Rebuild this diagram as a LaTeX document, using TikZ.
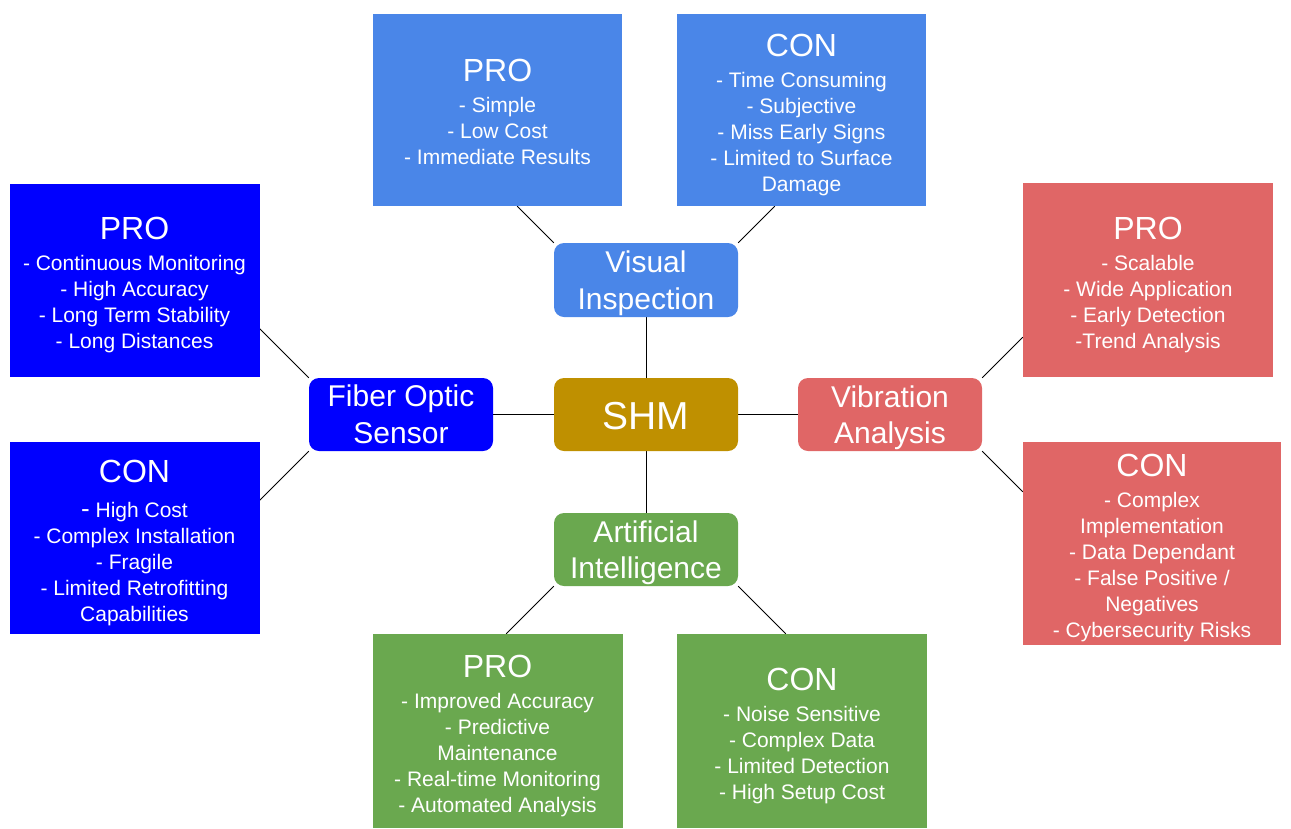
\documentclass[tikz,border=0pt]{standalone}
\usepackage{fontspec}
\setmainfont{Liberation Sans}
\usetikzlibrary{calc,backgrounds}
\definecolor{visblue}{HTML}{4A86E8}
\definecolor{fibblue}{HTML}{0000FF}
\definecolor{vibred}{HTML}{E06666}
\definecolor{aigreen}{HTML}{6AA84F}
\definecolor{shmgold}{HTML}{BF9000}
\newcommand\ttl[2][32pt]{{\fontsize{32}{32}\selectfont\rule{0pt}{#1}#2}}
\newcommand\hs{\rule{0pt}{28pt}}
\tikzset{
  box/.style={rectangle, inner sep=0pt, text=white, align=center,
    font=\fontsize{21}{26}\selectfont},
  hub/.style={rectangle, rounded corners=10pt, inner sep=0pt, text=white,
    align=center, minimum width=184pt, minimum height=73pt,
    font=\fontsize{30}{36.5}\selectfont},
  link/.style={draw=black, line width=0.8pt}
}
\begin{document}
\begin{tikzpicture}[x=1pt,y=-1pt]
\useasboundingbox (0,0) rectangle (1291,828);
% hubs
\node[hub, fill=shmgold, font=\fontsize{39}{39}\selectfont] (shm) at (646,414.5) {\rule{0pt}{30pt}SHM};
\node[hub, fill=visblue, minimum height=74pt] (vis) at (646,280) {\hs Visual\\Inspection};
\node[hub, fill=fibblue] (fos) at (401,414.5) {Fiber Optic\\Sensor};
\node[hub, fill=vibred] (vib) at (890,414.5) {\hs Vibration\\Analysis};
\node[hub, fill=aigreen] (ai) at (646,549.5) {\hs Artificial\\Intelligence};
% boxes
\node[box, fill=visblue, minimum width=249pt, minimum height=192pt] (vpro) at (497.5,110)
  {\ttl[26pt]{PRO}\\[4.5pt] - Simple\\ - Low Cost\\ - Immediate Results};
\node[box, fill=visblue, minimum width=249pt, minimum height=192pt] (vcon) at (801.5,110)
  {\ttl{CON}\\[4.5pt] - Time Consuming\\ - Subjective\\ - Miss Early Signs\\ - Limited to Surface\\ Damage};
\node[box, fill=fibblue, minimum width=250pt, minimum height=193pt] (fpro) at (134.5,280)
  {\ttl{PRO}\\[4.5pt] - Continuous Monitoring\\ - High Accuracy\\ - Long Term Stability\\ - Long Distances};
\node[box, fill=fibblue, minimum width=250pt, minimum height=192pt] (fcon) at (134.5,538)
  {\ttl{CON}\\[9pt] {\fontsize{26}{26}\selectfont -} High Cost\\ - Complex Installation\\ - Fragile\\ - Limited Retrofitting\\ Capabilities};
\node[box, fill=vibred, minimum width=250pt, minimum height=194pt] (bpro) at (1148,280)
  {\ttl{PRO}\\[4.5pt] - Scalable\\ - Wide Application\\ - Early Detection\\ -Trend Analysis};
\node[box, fill=vibred, minimum width=258pt, minimum height=203pt] (bcon) at (1152,543)
  {\ttl{CON}\\[4.5pt] - Complex\\ Implementation\\ - Data Dependant\\ - False Positive /\\ Negatives\\ - Cybersecurity Risks};
\node[box, fill=aigreen, minimum width=250pt, minimum height=194pt] (apro) at (497.5,731)
  {\ttl{PRO}\\[4.5pt] - Improved Accuracy\\ - Predictive\\ Maintenance\\ - Real-time Monitoring\\ - Automated Analysis};
\node[box, fill=aigreen, minimum width=250pt, minimum height=194pt] (acon) at (802,731)
  {\ttl{CON}\\[4.5pt] - Noise Sensitive\\ - Complex Data\\ - Limited Detection\\ - High Setup Cost};
% connectors
\begin{scope}[on background layer]
\draw[link] (vis.south) -- (shm.north);
\draw[link] (shm.south) -- (ai.north);
\draw[link] (fos.east) -- (shm.west);
\draw[link] (shm.east) -- (vib.west);
\draw[link] let \p1=(vis.north west), \p2=(vpro.south) in (\p1) -- (\x1-\y2+\y1,\y2);
\draw[link] let \p1=(vis.north east), \p2=(vcon.south) in (\p1) -- (\x1+\y2-\y1,\y2);
\draw[link] let \p1=(fos.north west), \p2=(fpro.east) in (\p1) -- (\x2,\y1+\x1-\x2);
\draw[link] let \p1=(fos.south west), \p2=(fcon.east) in (\p1) -- (\x2,\y1-\x1+\x2);
\draw[link] let \p1=(vib.north east), \p2=(bpro.west) in (\p1) -- (\x2,\y1+\x2-\x1);
\draw[link] let \p1=(vib.south east), \p2=(bcon.west) in (\p1) -- (\x2,\y1-\x2+\x1);
\draw[link] let \p1=(ai.south west), \p2=(apro.north) in (\p1) -- (\x1+\y2-\y1,\y2);
\draw[link] let \p1=(ai.south east), \p2=(acon.north) in (\p1) -- (\x1-\y2+\y1,\y2);
\end{scope}
\end{tikzpicture}
\end{document}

******

To be done:
Without the pictures, transcribe the listing above exactly.

Output for this exercise:
Rebuild this diagram as a LaTeX document, using TikZ.
\documentclass[tikz,border=0pt]{standalone}
\usepackage{fontspec}
\setmainfont{Liberation Sans}
\usetikzlibrary{calc,backgrounds}
\definecolor{visblue}{HTML}{4A86E8}
\definecolor{fibblue}{HTML}{0000FF}
\definecolor{vibred}{HTML}{E06666}
\definecolor{aigreen}{HTML}{6AA84F}
\definecolor{shmgold}{HTML}{BF9000}
\newcommand\ttl[2][32pt]{{\fontsize{32}{32}\selectfont\rule{0pt}{#1}#2}}
\newcommand\hs{\rule{0pt}{28pt}}
\tikzset{
  box/.style={rectangle, inner sep=0pt, text=white, align=center,
    font=\fontsize{21}{26}\selectfont},
  hub/.style={rectangle, rounded corners=10pt, inner sep=0pt, text=white,
    align=center, minimum width=184pt, minimum height=73pt,
    font=\fontsize{30}{36.5}\selectfont},
  link/.style={draw=black, line width=0.8pt}
}
\begin{document}
\begin{tikzpicture}[x=1pt,y=-1pt]
\useasboundingbox (0,0) rectangle (1291,828);
% hubs
\node[hub, fill=shmgold, font=\fontsize{39}{39}\selectfont] (shm) at (646,414.5) {\rule{0pt}{30pt}SHM};
\node[hub, fill=visblue, minimum height=74pt] (vis) at (646,280) {\hs Visual\\Inspection};
\node[hub, fill=fibblue] (fos) at (401,414.5) {Fiber Optic\\Sensor};
\node[hub, fill=vibred] (vib) at (890,414.5) {\hs Vibration\\Analysis};
\node[hub, fill=aigreen] (ai) at (646,549.5) {\hs Artificial\\Intelligence};
% boxes
\node[box, fill=visblue, minimum width=249pt, minimum height=192pt] (vpro) at (497.5,110)
  {\ttl[26pt]{PRO}\\[4.5pt] - Simple\\ - Low Cost\\ - Immediate Results};
\node[box, fill=visblue, minimum width=249pt, minimum height=192pt] (vcon) at (801.5,110)
  {\ttl{CON}\\[4.5pt] - Time Consuming\\ - Subjective\\ - Miss Early Signs\\ - Limited to Surface\\ Damage};
\node[box, fill=fibblue, minimum width=250pt, minimum height=193pt] (fpro) at (134.5,280)
  {\ttl{PRO}\\[4.5pt] - Continuous Monitoring\\ - High Accuracy\\ - Long Term Stability\\ - Long Distances};
\node[box, fill=fibblue, minimum width=250pt, minimum height=192pt] (fcon) at (134.5,538)
  {\ttl{CON}\\[9pt] {\fontsize{26}{26}\selectfont -} High Cost\\ - Complex Installation\\ - Fragile\\ - Limited Retrofitting\\ Capabilities};
\node[box, fill=vibred, minimum width=250pt, minimum height=194pt] (bpro) at (1148,280)
  {\ttl{PRO}\\[4.5pt] - Scalable\\ - Wide Application\\ - Early Detection\\ -Trend Analysis};
\node[box, fill=vibred, minimum width=258pt, minimum height=203pt] (bcon) at (1152,543)
  {\ttl{CON}\\[4.5pt] - Complex\\ Implementation\\ - Data Dependant\\ - False Positive /\\ Negatives\\ - Cybersecurity Risks};
\node[box, fill=aigreen, minimum width=250pt, minimum height=194pt] (apro) at (497.5,731)
  {\ttl{PRO}\\[4.5pt] - Improved Accuracy\\ - Predictive\\ Maintenance\\ - Real-time Monitoring\\ - Automated Analysis};
\node[box, fill=aigreen, minimum width=250pt, minimum height=194pt] (acon) at (802,731)
  {\ttl{CON}\\[4.5pt] - Noise Sensitive\\ - Complex Data\\ - Limited Detection\\ - High Setup Cost};
% connectors
\begin{scope}[on background layer]
\draw[link] (vis.south) -- (shm.north);
\draw[link] (shm.south) -- (ai.north);
\draw[link] (fos.east) -- (shm.west);
\draw[link] (shm.east) -- (vib.west);
\draw[link] let \p1=(vis.north west), \p2=(vpro.south) in (\p1) -- (\x1-\y2+\y1,\y2);
\draw[link] let \p1=(vis.north east), \p2=(vcon.south) in (\p1) -- (\x1+\y2-\y1,\y2);
\draw[link] let \p1=(fos.north west), \p2=(fpro.east) in (\p1) -- (\x2,\y1+\x1-\x2);
\draw[link] let \p1=(fos.south west), \p2=(fcon.east) in (\p1) -- (\x2,\y1-\x1+\x2);
\draw[link] let \p1=(vib.north east), \p2=(bpro.west) in (\p1) -- (\x2,\y1+\x2-\x1);
\draw[link] let \p1=(vib.south east), \p2=(bcon.west) in (\p1) -- (\x2,\y1-\x2+\x1);
\draw[link] let \p1=(ai.south west), \p2=(apro.north) in (\p1) -- (\x1+\y2-\y1,\y2);
\draw[link] let \p1=(ai.south east), \p2=(acon.north) in (\p1) -- (\x1-\y2+\y1,\y2);
\end{scope}
\end{tikzpicture}
\end{document}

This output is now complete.